Published On: 7 November 2018Categories: Artikel

Budaya literasi mulai dikembangkan disekolah-sekolah sejak beberapa tahun yang lalu. Sayangnya, perkembangannya kurang begitu menggembirakan. Budaya literasi masih jalan di tempat, kemampuan membaca dan menulis para siswa juga belum bisa diandalkan.
Salah satu bentuk pengembangan budaya literasi di sekolah adalah dengan dilaksanakannya program 15 menit membaca. Program ini dilaksanakan oleh hamper di sekolah di seluruh Indonesia. Tidak hanya di kota, sekolah di desa pun melaksanakan program tersebut. Yang membedakan adalah strategi pelaksanaannya.
Banyak sekolah yang melaksanakan program 15 menit membaca di awal pelajaran. Begitu bel masuk berbunyi, siswa masuk kelas dan berdoa.

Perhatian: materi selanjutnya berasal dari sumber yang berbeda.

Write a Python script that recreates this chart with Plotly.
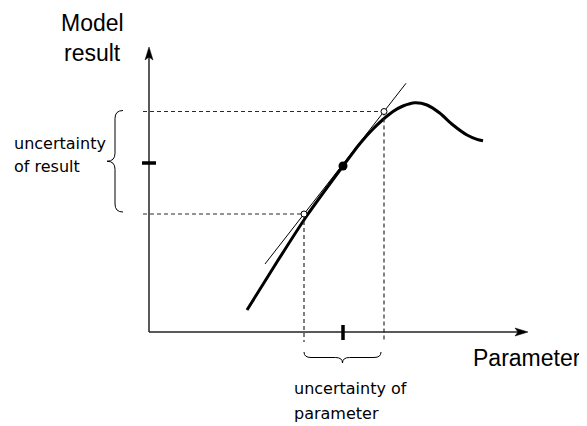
import plotly.graph_objects as go

# ---- data (schematic values) ----
# model curve: parameter -> model result
curve_param = [98, 127, 158, 194, 211, 224, 234, 244, 254, 266, 278, 291, 304, 318, 328, 334]
curve_result = [22, 68.5, 116.5, 166, 188.5, 203, 212.5, 220.5, 226, 229.3, 227, 218.7, 207, 197, 192.7, 191.3]

param_center = 194
param_low = 155
param_high = 235
result_tick = 169
result_center = 166
result_low = 118
result_high = 220.5

param_axis_max = 379
result_axis_max = 285

secant_from = 116
secant_to = 257

title_y = ["Model", "result"]
title_x = "Parameter"
label_result = ["uncertainty", "of result"]
label_param = ["uncertainty of", "parameter"]

# ---- figure ----
fig = go.Figure()

# secant (linear approximation) through the two end points
slope = (result_high - result_low) / (param_high - param_low)
sec_x = [secant_from, secant_to]
sec_y = [result_low + slope * (v - param_low) for v in sec_x]
fig.add_trace(go.Scatter(x=sec_x, y=sec_y, mode="lines",
                         line=dict(color="black", width=1), hoverinfo="skip"))

# model curve
fig.add_trace(go.Scatter(x=curve_param, y=curve_result, mode="lines",
                         line=dict(color="black", width=3, shape="spline", smoothing=0.7),
                         hoverinfo="skip"))

dash_style = dict(color="#2a2a2a", width=1.2, dash="4px,3px")
# dashed guides
for p, r in [(param_low, result_low), (param_high, result_high)]:
    fig.add_trace(go.Scatter(x=[-6, p], y=[r, r], mode="lines", line=dash_style, hoverinfo="skip"))
    fig.add_trace(go.Scatter(x=[p, p], y=[r, -10], mode="lines", line=dash_style, hoverinfo="skip"))

# open circles
fig.add_trace(go.Scatter(x=[param_low, param_high], y=[result_low, result_high], mode="markers",
                         marker=dict(size=6, color="white", line=dict(color="black", width=1)),
                         hoverinfo="skip"))
# central point
fig.add_trace(go.Scatter(x=[param_center], y=[result_center], mode="markers",
                         marker=dict(size=9, color="black"), hoverinfo="skip"))

shapes = []
# axes
shapes.append(dict(type="line", x0=0, y0=0, x1=param_axis_max - 10, y1=0,
                   line=dict(color="#222", width=1.5)))
shapes.append(dict(type="line", x0=0, y0=0, x1=0, y1=result_axis_max - 10,
                   line=dict(color="#222", width=1.5)))
# arrow heads
L, W = 13, 4
xa = param_axis_max
shapes.append(dict(type="path",
                   path=f"M {xa} 0 L {xa-L} {W} L {xa-L+3} 0 L {xa-L} {-W} Z",
                   fillcolor="black", line=dict(color="black", width=0.5)))
ya = result_axis_max
shapes.append(dict(type="path",
                   path=f"M 0 {ya} L {-W} {ya-L} L 0 {ya-L+3} L {W} {ya-L} Z",
                   fillcolor="black", line=dict(color="black", width=0.5)))
# ticks
shapes.append(dict(type="line", x0=-7, x1=7, y0=result_tick, y1=result_tick,
                   line=dict(color="black", width=3.5)))
shapes.append(dict(type="line", x0=param_center, x1=param_center, y0=-8, y1=7,
                   line=dict(color="black", width=3.5)))

# braces
def brace_vertical(x_tip, x_end, y0, y1):
    ym = (y0 + y1) / 2
    xm = (x_tip + x_end) / 2
    r = 8
    return (f"M {x_end} {y1} Q {xm} {y1} {xm} {y1 - r} L {xm} {ym + r} "
            f"Q {xm} {ym} {x_tip} {ym} Q {xm} {ym} {xm} {ym - r} "
            f"L {xm} {y0 + r} Q {xm} {y0} {x_end} {y0}")

def brace_horizontal(y_tip, y_end, x0, x1):
    xm = (x0 + x1) / 2
    ymid = (y_tip + y_end) / 2
    r = 7
    return (f"M {x0} {y_end} Q {x0} {ymid} {x0 + r} {ymid} L {xm - r} {ymid} "
            f"Q {xm} {ymid} {xm} {y_tip} Q {xm} {ymid} {xm + r} {ymid} "
            f"L {x1 - r} {ymid} Q {x1} {ymid} {x1} {y_end}")

shapes.append(dict(type="path", path=brace_vertical(-42, -26, result_low + 2, result_high + 1),
                   line=dict(color="black", width=1)))
shapes.append(dict(type="path", path=brace_horizontal(-31, -20, param_low, param_high - 3),
                   line=dict(color="black", width=1)))

big = dict(family="Liberation Sans, Arial, sans-serif", size=23, color="black")
small = dict(family="DejaVu Sans, Verdana, sans-serif", size=16, color="black")

ann = []
ann.append(dict(x=-57, y=309, text=title_y[0], font=big, xanchor="center", yanchor="middle"))
ann.append(dict(x=-57, y=279, text=title_y[1], font=big, xanchor="center", yanchor="middle"))
ann.append(dict(x=378, y=-26, text=title_x, font=big, xanchor="center", yanchor="middle"))
ann.append(dict(x=-137, y=189, text=label_result[0], font=small, xanchor="left", yanchor="middle"))
ann.append(dict(x=-137, y=166, text=label_result[1], font=small, xanchor="left", yanchor="middle"))
ann.append(dict(x=143, y=-56, text=label_param[0], font=small, xanchor="left", yanchor="middle"))
ann.append(dict(x=143, y=-81, text=label_param[1], font=small, xanchor="left", yanchor="middle"))
for a in ann:
    a.update(showarrow=False, xref="x", yref="y")

# the page adds an 8px body margin; the figure fills the rest of the window
fig.update_layout(
    width=579, height=418,
    margin=dict(l=0, r=0, t=0, b=0),
    paper_bgcolor="white", plot_bgcolor="white",
    showlegend=False,
    xaxis=dict(range=[-141, 438], visible=False, fixedrange=True),
    yaxis=dict(range=[-94, 324], visible=False, fixedrange=True),
    shapes=shapes, annotations=ann,
)

fig.write_html("out.html")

Setelah itu siswa diharuskan membaca buku sebagai bagian dari program literasi. Program 15 menit membaca buku menjadi bagian integral dalam memulai pelaksanaan kegiatan belajar mengajar. Program ini menjadi luar biasa karena dilaksanakan secara berkesinambungan dan terus-menerus dari waktu ke waktu.
Akan tetapi, mengapa hasil dari program 15 menit membaca belum menunjukkan hasil yang menggembirakan? Penyebabnya antara lain adalah kurang tepatnya strategi pelaksanaan dan kurangnya sinergi antarwarga sekolah.
Program membaca 15 menit belum bisa berfungsi optimal manakala siswa hanya sekadar disuruh tanpa disertai dengan perlakuan atau tindakan dari sekolah. Banyak siswa yang pada akhirnya hanya terjebak pada sekadar rutinitas belaka. Alih-alih menjadi budaya, siswa menjadi terbebani dengan keharusan membaca setiap harinya. Selain itu, tidak adanya tindak lanjut sebagai hasil membaca juga memberi andil kurang efektifnya pelaksanaan program 15 menit membaca.
Minimnya sinergi antarwarga sekolah juga menjadi penyebab kurang optimalnya hasil program 15 menit membaca. Ketika siswa membaca buku, jarang sekali terlihat guru yang mengajar turut aktif mendampingi dan membaca buku. Alih-alih membaca buku, banyak guru yang memanfaatkan waktunya dengan membuka smartphone-nya. Entah apa yang dilakukannya. Misalnya saja, daripada guru membaca informasi atau bacaan dari smartphone, akan lebih baik apabila guru juga memberi contoh dengan membaca buku. Teladan dari guru sangat berpengaruh untuk membentuk budaya membaca sebagaimana diharapkan terjadi pada siswa.
Budaya literasi di sekolah khususnya membaca bisa dikembangkan di sekolah apabila ada sinergi yang baik antarwarga sekolah. Selain itu, strategi yang tepat juga diperlukan agar program membaca di sekolah benar-benar memberi manfaat yang optimal. Selanjutnya, budaya membaca menjadi kebanggaan kita semua.
*) Oleh Murman, M.Pd., Guru SMP Negeri 3 Guntur, Kabupaten Demak.